La Conférence Internationale pour la Paix en RDC
Pour inverser la dynamique actuelle, Mukwege propose la convocation d’une Conférence internationale pour la paix :
– Objectifs de la conférence:
Revitaliser l’Accord-Cadre d’Addis-Abeba et créer une plateforme de dialogue à haute visibilité, rassemblant les acteurs nationaux, régionaux et internationaux.
– Feuille de route et mobilisation des ressources :
Ce sommet servirait à définir des actions concrètes pour instaurer une paix durable, tout en mobilisant les ressources politiques, économiques et humanitaires nécessaires à la reconstruction de la nation.
– Garantie de la souveraineté:
Dans cette optique, il est crucial de respecter la souveraineté et l’intégrité territoriale de la RDC, principes fondamentaux pour éviter toute dérive vers la fragmentation ou l’annexion de régions stratégiques, telles que les Kivus.
Renforcement des mécanismes de suivi
Pour que la paix ne soit pas qu’un idéal lointain, Mukwege préconise un suivi rigoureux des engagements pris :
– Application de la Résolution 2773 de l’ONU :
Un cessez-le-feu immédiat et inconditionnel doit être instauré, exigeant le retrait des forces extérieures, en particulier la Force de défense rwandaise, et la fin de tout soutien au M23.
– Mécanismes de contrôle:
La revitalisation des dispositifs de suivi de l’Accord-Cadre d’Addis-Abeba est essentielle pour garantir que chaque engagement soit respecté, impliquant des co-garants internationaux et un contrôle constant.
Conditions pour des négociations directes
Mukwege précise que toute négociation directe ne peut intervenir qu’après la consolidation d’un cadre international solide :
– Un cadre international renforcé:
Avant d’engager des discussions avec le M23, il faut organiser un Sommet International de haut niveau pour clarifier les responsabilités et établir des règles de négociation incluant l’ensemble des acteurs – groupes armés, société civile, partis politiques et gouvernement congolais.
– Respect des principes africaines :
Les négociations devront impérativement se conformer aux principes de la charte de l’Union Africaine, garantissant la souveraineté et l’intégrité territoriale de la RDC.

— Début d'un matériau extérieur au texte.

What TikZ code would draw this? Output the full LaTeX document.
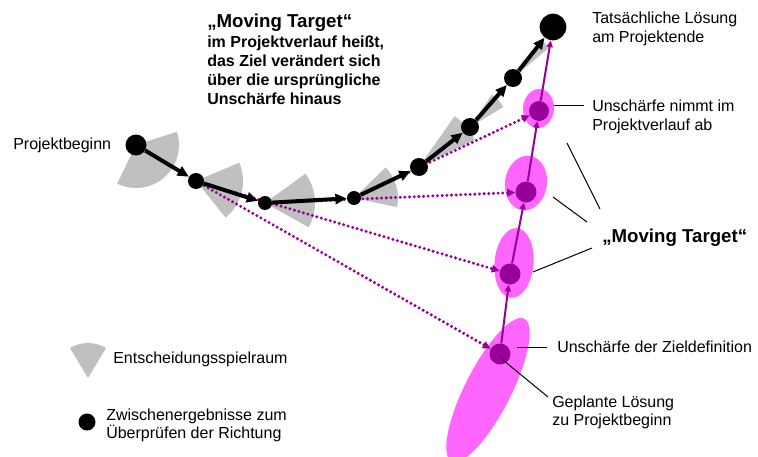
\documentclass[tikz,border=0pt]{standalone}
\usepackage{fontspec}
\setmainfont{Liberation Sans}
\usetikzlibrary{arrows.meta,calc}
\pgfdeclarelayer{bg}
\pgfdeclarelayer{mid}
\pgfsetlayers{bg,mid,main}
\definecolor{pinkfill}{HTML}{FF66FF}
\definecolor{purp}{HTML}{990099}
\definecolor{sectgray}{HTML}{C0C0C0}
\tikzset{
  blk/.style={circle,fill=black,inner sep=0pt,minimum size=#1},
  pdot/.style={circle,fill=purp,inner sep=0pt,minimum size=#1},
  lbl/.style={anchor=base west,inner sep=0pt,align=left,font=\fontsize{12}{14.25}\selectfont},
  blkarrow/.style={line width=3pt,-{Triangle[length=8.5pt,width=7.5pt]}},
  parrow/.style={purp,line width=1.5pt,-{Triangle[length=5pt,width=4.5pt]}},
  dotarrow/.style={purp,line width=2.5pt,line cap=round,dash pattern=on 0pt off 3.5pt,-{Triangle[length=6pt,width=5.5pt]}},
  thin/.style={line width=0.75pt},
  sector/.style={fill=sectgray}
}
\begin{document}
\begin{tikzpicture}[x=0.75pt,y=-0.75pt]
\useasboundingbox (0,0) rectangle (758,457);
% path nodes
\node[blk=15.75pt] (p0) at (136,145) {};
\node[blk=12pt] (p1) at (196,181) {};
\node[blk=10.5pt] (p2) at (265,203) {};
\node[blk=10.5pt] (p3) at (354,198) {};
\node[blk=13.5pt] (p4) at (419,167) {};
\node[blk=13.5pt] (p5) at (470,127) {};
\node[blk=13.5pt] (p6) at (513,78) {};
\node[blk=20pt] (p7) at (553,27) {};
% target dots
\node[pdot=15.75pt] (d1) at (500,354) {};
\node[pdot=15.75pt] (d2) at (510,274) {};
\node[pdot=15.75pt] (d3) at (526,192) {};
\node[pdot=15pt] (d4) at (539,111) {};
% legend
\node[blk=12.75pt] (ldot) at (87,422) {};
\coordinate (lsect) at (88,378);
% connector end coordinates
\coordinate (c1a) at (554,105); \coordinate (c1b) at (584,105);
\coordinate (c2a) at (567,143); \coordinate (c2b) at (600,209);
\coordinate (c3a) at (553,197); \coordinate (c3b) at (587,222);
\coordinate (c4a) at (533,272); \coordinate (c4b) at (592,248);
\coordinate (c5a) at (517,347); \coordinate (c5b) at (547,347);
\coordinate (c6a) at (503,360); \coordinate (c6b) at (548,397);

\begin{pgfonlayer}{bg}
\fill[white] (0,0) rectangle (758,457);
\fill[sector] (p0.center) -- ++(-18:43) arc[start angle=-18,end angle=116,radius=43] -- cycle;
\fill[sector] (p1.center) -- ++(-23:47) arc[start angle=-23,end angle=51,radius=47] -- cycle;
\fill[sector] (p2.center) -- ++(-36:50) arc[start angle=-36,end angle=29,radius=50] -- cycle;
\fill[sector] (p3.center) -- ++(-44:44) arc[start angle=-44,end angle=12,radius=44] -- cycle;
\fill[sector] (p4.center) -- ++(-55:62) arc[start angle=-55,end angle=-26,radius=62] -- cycle;
\fill[sector] (p5.center) -- ++(-56:39) arc[start angle=-56,end angle=-31,radius=39] -- cycle;
\fill[sector] (p6.center) -- ++(-54:47) arc[start angle=-54,end angle=-40,radius=47] -- cycle;
\fill[sector] (lsect) -- ++(-121:35) arc[start angle=-121,end angle=-59,radius=35] -- cycle;
\fill[pinkfill,shift={(488,390)},rotate=63] (0,0) ellipse[x radius=80,y radius=23];
\fill[pinkfill,shift={(514,263)},rotate=-5] (0,0) ellipse[x radius=19.5,y radius=35];
\fill[pinkfill,shift={(526,183)},rotate=-8] (0,0) ellipse[x radius=21,y radius=27.5];
\fill[pinkfill,shift={(538.5,108.5)},rotate=-5] (0,0) ellipse[x radius=15.5,y radius=19.5];
\end{pgfonlayer}

\begin{pgfonlayer}{mid}
\draw[dotarrow] (p1.center) -- (d1);
\draw[dotarrow] (p1.center) -- (d2);
\draw[dotarrow] (p2.center) -- (d3);
\draw[dotarrow] (p3.center) -- (d4);
\draw[parrow] (d1) -- (d2);
\draw[parrow] (d2) -- (d3);
\draw[parrow] (d3) -- (d4);
\draw[parrow] (d4) -- (p7);
\draw[blkarrow] (p0) -- (p1);
\draw[blkarrow] (p1) -- (p2);
\draw[blkarrow] (p2) -- (p3);
\draw[blkarrow] (p3) -- (p4);
\draw[blkarrow] (p4) -- (p5);
\draw[blkarrow] (p5) -- (p6);
\draw[blkarrow] (p6) -- (p7);
\draw[thin] (c1a) -- (c1b);
\draw[thin] (c2a) -- (c2b);
\draw[thin] (c3a) -- (c3b);
\draw[thin] (c4a) -- (c4b);
\draw[thin] (c5a) -- (c5b);
\end{pgfonlayer}
\draw[thin] (c6a) -- (c6b);

% texts (base anchor of a multi-line node = baseline of its last line)
\node[lbl] (tproj) at (13,149) {Projektbeginn};
\node[lbl,font=\fontsize{14}{17}\bfseries] (ttitle) at (207,27) {„Moving Target“};
\node[lbl,font=\fontsize{12}{14.25}\bfseries] (tbody) at (207,104) {im Projektverlauf heißt,\\das Ziel verändert sich\\über die urspr\"ungliche\\Unschärfe hinaus};
\node[lbl] (tend) at (592,42) {Tatsächliche Lösung\\am Projektende};
\node[lbl] (tunsch) at (592,130) {Unschärfe nimmt im\\Projektverlauf ab};
\node[lbl,font=\fontsize{14}{17}\bfseries] (tmov) at (602,242) {„Moving Target“};
\node[lbl] (tziel) at (557,352) {Unschärfe der Zieldefinition};
\node[lbl,font=\fontsize{12}{13.5}\selectfont] (tgepl) at (552,425) {Geplante Lösung\\zu Projektbeginn};
\node[lbl] (tents) at (113,363) {Entscheidungsspielraum};
\node[lbl,font=\fontsize{12}{13.5}\selectfont] (tzw) at (106,438) {Zwischenergebnisse zum\\Überprüfen der Richtung};
\end{tikzpicture}
\end{document}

Un avertissement contre les erreurs du passé
Enfin, Mukwege met en garde contre la répétition des compromis qui ont déjà fragilisé la nation :
– Préserver la souveraineté nationale:
Il est impératif d’éviter des compromis hâtifs qui pourraient légitimer la balkanisation ou l’annexion de territoires essentiels à l’identité et à l’intégrité de la RDC.
– Une démarche de long terme :
Chaque décision doit être envisagée dans l’intérêt supérieur du peuple congolais, garantissant ainsi que les générations futures ne soient pas privées de leur droit fondamental à la paix et à l’autodétermination.
Les idées de Denis Mukwege, le prix Nobel de la paix, offrent une perspective novatrice pour sortir de l’impasse du conflit en RDC.
En reconnaissant la dimension internationale de la crise, en critiquant les approches purement bilatérales et en appelant à une mobilisation collective autour d’une Conférence internationale, Mukwege propose un plan d’action ambitieux et réaliste.
Ce chemin, fondé sur la revitalisation des mécanismes de suivi et l’établissement d’un cadre de négociation inclusif, représente la meilleure chance d’instaurer une paix durable et de redonner à la RDC son droit légitime à la souveraineté et à la stabilité.